Given material.
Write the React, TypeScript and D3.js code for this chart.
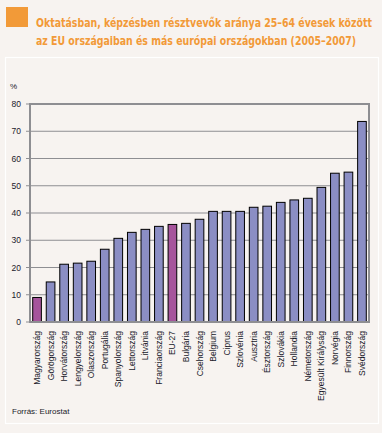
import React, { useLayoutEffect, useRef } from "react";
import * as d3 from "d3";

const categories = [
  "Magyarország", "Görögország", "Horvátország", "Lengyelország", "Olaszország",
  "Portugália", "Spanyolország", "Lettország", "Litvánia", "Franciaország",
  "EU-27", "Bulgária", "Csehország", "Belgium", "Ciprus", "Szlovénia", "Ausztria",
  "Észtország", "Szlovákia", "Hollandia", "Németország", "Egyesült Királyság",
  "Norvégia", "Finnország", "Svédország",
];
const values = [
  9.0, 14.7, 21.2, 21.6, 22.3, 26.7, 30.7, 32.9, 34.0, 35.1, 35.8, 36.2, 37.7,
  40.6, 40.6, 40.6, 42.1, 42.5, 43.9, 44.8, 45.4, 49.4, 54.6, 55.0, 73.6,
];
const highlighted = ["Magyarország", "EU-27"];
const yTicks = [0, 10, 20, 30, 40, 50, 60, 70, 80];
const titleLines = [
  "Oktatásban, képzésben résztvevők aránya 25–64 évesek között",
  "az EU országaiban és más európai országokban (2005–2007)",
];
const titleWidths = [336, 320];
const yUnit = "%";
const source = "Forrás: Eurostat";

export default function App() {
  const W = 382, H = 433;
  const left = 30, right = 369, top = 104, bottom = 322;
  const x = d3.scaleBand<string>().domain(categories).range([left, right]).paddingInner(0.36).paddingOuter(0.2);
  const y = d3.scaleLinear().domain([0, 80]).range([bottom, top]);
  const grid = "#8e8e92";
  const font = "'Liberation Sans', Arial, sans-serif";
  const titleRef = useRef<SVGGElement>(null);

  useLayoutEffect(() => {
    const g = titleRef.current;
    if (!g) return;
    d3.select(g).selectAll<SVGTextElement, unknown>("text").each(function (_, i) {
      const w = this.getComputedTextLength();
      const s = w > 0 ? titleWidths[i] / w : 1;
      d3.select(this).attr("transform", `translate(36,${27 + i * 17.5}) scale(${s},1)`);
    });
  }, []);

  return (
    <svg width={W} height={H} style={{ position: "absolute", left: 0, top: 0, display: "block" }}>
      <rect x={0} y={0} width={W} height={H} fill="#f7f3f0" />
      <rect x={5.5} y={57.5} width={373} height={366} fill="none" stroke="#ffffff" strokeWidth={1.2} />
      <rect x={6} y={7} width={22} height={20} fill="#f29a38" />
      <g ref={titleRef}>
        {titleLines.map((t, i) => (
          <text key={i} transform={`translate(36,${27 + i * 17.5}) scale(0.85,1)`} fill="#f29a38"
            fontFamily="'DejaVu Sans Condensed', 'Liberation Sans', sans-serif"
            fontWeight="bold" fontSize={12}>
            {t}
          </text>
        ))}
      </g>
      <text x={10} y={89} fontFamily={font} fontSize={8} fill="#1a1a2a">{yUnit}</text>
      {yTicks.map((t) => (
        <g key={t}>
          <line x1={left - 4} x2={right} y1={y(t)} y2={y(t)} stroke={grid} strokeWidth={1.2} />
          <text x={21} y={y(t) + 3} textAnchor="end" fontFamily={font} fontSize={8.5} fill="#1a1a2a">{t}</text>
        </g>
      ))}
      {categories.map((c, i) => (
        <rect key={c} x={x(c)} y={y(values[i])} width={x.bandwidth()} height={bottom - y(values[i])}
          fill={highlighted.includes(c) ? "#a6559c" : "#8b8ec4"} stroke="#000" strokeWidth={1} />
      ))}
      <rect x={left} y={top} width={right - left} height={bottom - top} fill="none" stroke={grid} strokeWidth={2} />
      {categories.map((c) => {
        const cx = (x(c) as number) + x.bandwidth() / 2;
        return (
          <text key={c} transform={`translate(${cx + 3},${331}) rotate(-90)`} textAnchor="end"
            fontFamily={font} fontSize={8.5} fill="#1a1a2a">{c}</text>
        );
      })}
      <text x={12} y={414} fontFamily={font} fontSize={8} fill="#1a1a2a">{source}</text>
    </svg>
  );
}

Task to carry out. All of the lines above should be retyped precisely, apart from the pictures.

Output for this exercise.
Write the React, TypeScript and D3.js code for this chart.
import React, { useLayoutEffect, useRef } from "react";
import * as d3 from "d3";

const categories = [
  "Magyarország", "Görögország", "Horvátország", "Lengyelország", "Olaszország",
  "Portugália", "Spanyolország", "Lettország", "Litvánia", "Franciaország",
  "EU-27", "Bulgária", "Csehország", "Belgium", "Ciprus", "Szlovénia", "Ausztria",
  "Észtország", "Szlovákia", "Hollandia", "Németország", "Egyesült Királyság",
  "Norvégia", "Finnország", "Svédország",
];
const values = [
  9.0, 14.7, 21.2, 21.6, 22.3, 26.7, 30.7, 32.9, 34.0, 35.1, 35.8, 36.2, 37.7,
  40.6, 40.6, 40.6, 42.1, 42.5, 43.9, 44.8, 45.4, 49.4, 54.6, 55.0, 73.6,
];
const highlighted = ["Magyarország", "EU-27"];
const yTicks = [0, 10, 20, 30, 40, 50, 60, 70, 80];
const titleLines = [
  "Oktatásban, képzésben résztvevők aránya 25–64 évesek között",
  "az EU országaiban és más európai országokban (2005–2007)",
];
const titleWidths = [336, 320];
const yUnit = "%";
const source = "Forrás: Eurostat";

export default function App() {
  const W = 382, H = 433;
  const left = 30, right = 369, top = 104, bottom = 322;
  const x = d3.scaleBand<string>().domain(categories).range([left, right]).paddingInner(0.36).paddingOuter(0.2);
  const y = d3.scaleLinear().domain([0, 80]).range([bottom, top]);
  const grid = "#8e8e92";
  const font = "'Liberation Sans', Arial, sans-serif";
  const titleRef = useRef<SVGGElement>(null);

  useLayoutEffect(() => {
    const g = titleRef.current;
    if (!g) return;
    d3.select(g).selectAll<SVGTextElement, unknown>("text").each(function (_, i) {
      const w = this.getComputedTextLength();
      const s = w > 0 ? titleWidths[i] / w : 1;
      d3.select(this).attr("transform", `translate(36,${27 + i * 17.5}) scale(${s},1)`);
    });
  }, []);

  return (
    <svg width={W} height={H} style={{ position: "absolute", left: 0, top: 0, display: "block" }}>
      <rect x={0} y={0} width={W} height={H} fill="#f7f3f0" />
      <rect x={5.5} y={57.5} width={373} height={366} fill="none" stroke="#ffffff" strokeWidth={1.2} />
      <rect x={6} y={7} width={22} height={20} fill="#f29a38" />
      <g ref={titleRef}>
        {titleLines.map((t, i) => (
          <text key={i} transform={`translate(36,${27 + i * 17.5}) scale(0.85,1)`} fill="#f29a38"
            fontFamily="'DejaVu Sans Condensed', 'Liberation Sans', sans-serif"
            fontWeight="bold" fontSize={12}>
            {t}
          </text>
        ))}
      </g>
      <text x={10} y={89} fontFamily={font} fontSize={8} fill="#1a1a2a">{yUnit}</text>
      {yTicks.map((t) => (
        <g key={t}>
          <line x1={left - 4} x2={right} y1={y(t)} y2={y(t)} stroke={grid} strokeWidth={1.2} />
          <text x={21} y={y(t) + 3} textAnchor="end" fontFamily={font} fontSize={8.5} fill="#1a1a2a">{t}</text>
        </g>
      ))}
      {categories.map((c, i) => (
        <rect key={c} x={x(c)} y={y(values[i])} width={x.bandwidth()} height={bottom - y(values[i])}
          fill={highlighted.includes(c) ? "#a6559c" : "#8b8ec4"} stroke="#000" strokeWidth={1} />
      ))}
      <rect x={left} y={top} width={right - left} height={bottom - top} fill="none" stroke={grid} strokeWidth={2} />
      {categories.map((c) => {
        const cx = (x(c) as number) + x.bandwidth() / 2;
        return (
          <text key={c} transform={`translate(${cx + 3},${331}) rotate(-90)`} textAnchor="end"
            fontFamily={font} fontSize={8.5} fill="#1a1a2a">{c}</text>
        );
      })}
      <text x={12} y={414} fontFamily={font} fontSize={8} fill="#1a1a2a">{source}</text>
    </svg>
  );
}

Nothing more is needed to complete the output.